Жестокие вспышки чумы и голода, с которыми смешивались (а иногда их путали) десятки других эпидемических заболеваний (плохо диагностировавшихся),. в том числе малярия, грипп, дизентерия и тиф, случались тогда невероятно часто. Войну, голод и чуму называли «Всадниками Апокалипсиса», часто они настигали людей одновременно, отмечая свой приход резким ростом смертности (за несколько месяцев число могил удваивалось, а то и упятерялось).

Браков заключалось намного меньше, наполовину сокращалось и число «зачатий». Эти кризисы — иногда ужасающие, накидывались то на одну область, то на другую, к счастью, редко в одно и то же время. Мазарини, ездивший в 1630—1631 годах по Северной Италии (он без устали плел интриги), наверняка бывал и там, где свирепствовала ужасная чума, не пощадившая некоторые территории Франции и загнавшая в гроб каждого четвертого жителя Турина, треть всех венецианцев (46 000 человек), половину обитателей Вероны (более 30 000 человек) и Милана (60 000 человек); все эти цифры стали нам известны благодаря замечательным итальянским архивам и историкам. Подобные картины не могли удивить будущего кардинала: он наблюдал мрачные ужасы в 1631 и 1636 годах, а позже сталкивался с эпидемиями (пусть и не столь ужасными) во Франции. Но Мазарини, государственный чиновник, наверняка досадовал, что мертвые уже не заплатят налогов, а разорение части страны войной (перебитый скот, срубленные деревья, сожженные фермы) замедляет процесс восстановления хозяйства и затрудняет сбор налогов.

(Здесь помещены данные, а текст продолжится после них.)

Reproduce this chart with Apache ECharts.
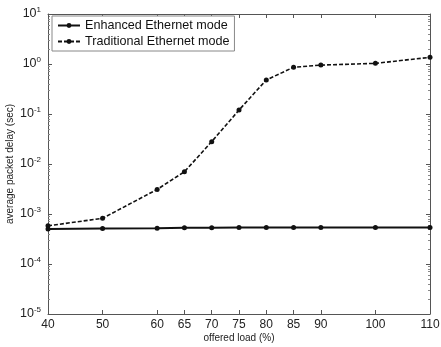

Иногда мы притворяемся, будто не помним, что во время эпидемий, обрушивавшихся время от времени на некоторые провинции, высокая цена на зерно и хлеб — следствие скудных урожаев, плохих дорог, дурно организованной или слишком монополизированной торговли — повышала смертность населения: росла нищета, на смену хорошим продуктам приходили плохие, свирепствовала дизентерия.

Такие кризисы, именуемые эвфемизмами — «неурожай», «дороговизна», «смертность» — или, гораздо реже, честно называемые «голодом» (для нас — преувеличенное понятие!), редко существовали в чистом виде: им неизбежно сопутствовали эпидемии. Все эти бедствия будут преследовать Францию в эпоху Фронды и даже позже.

Как бы там ни было, если не считать некоторых «проклятых» областей (Бар и входившая в состав империи Лотарингия), вновь заключенные браки (вторые и последующие), скорое зачатие и рождение детей, природная сила заложенной в человеческом организме плодовитости помогали в конечном итоге компенсировать высокую смертность, замещая умерших младенцев.

И какие бы несчастья ни ожидали страну в будущем — а они ее ожидали, — различные признаки, в том числе высокий уровень рождаемости и число браков, заключавшихся в некоторых провинциях, позволяют предположить, что к 1640— 1645 годам французское королевство достигло апогея численности населения, в рамках эпохи, конечно. Такая ситуация очень благоприятствовала если не рекрутерам, то мытарям, а Мазарини, как и Ришелье, лучше других понимал, что во время войны (она началась в 1635 году) денег требовалось много и собирать налоги следовало быстро.

Так каким же образом подданные юного короля Людовика XIV удовлетворяли (часто скорее плохо, чем хорошо) аппетиты тех, кого называли «гарпиями» и «пиявками» государственной казны? Они работали! Но что делали жители королевства? Как они работали?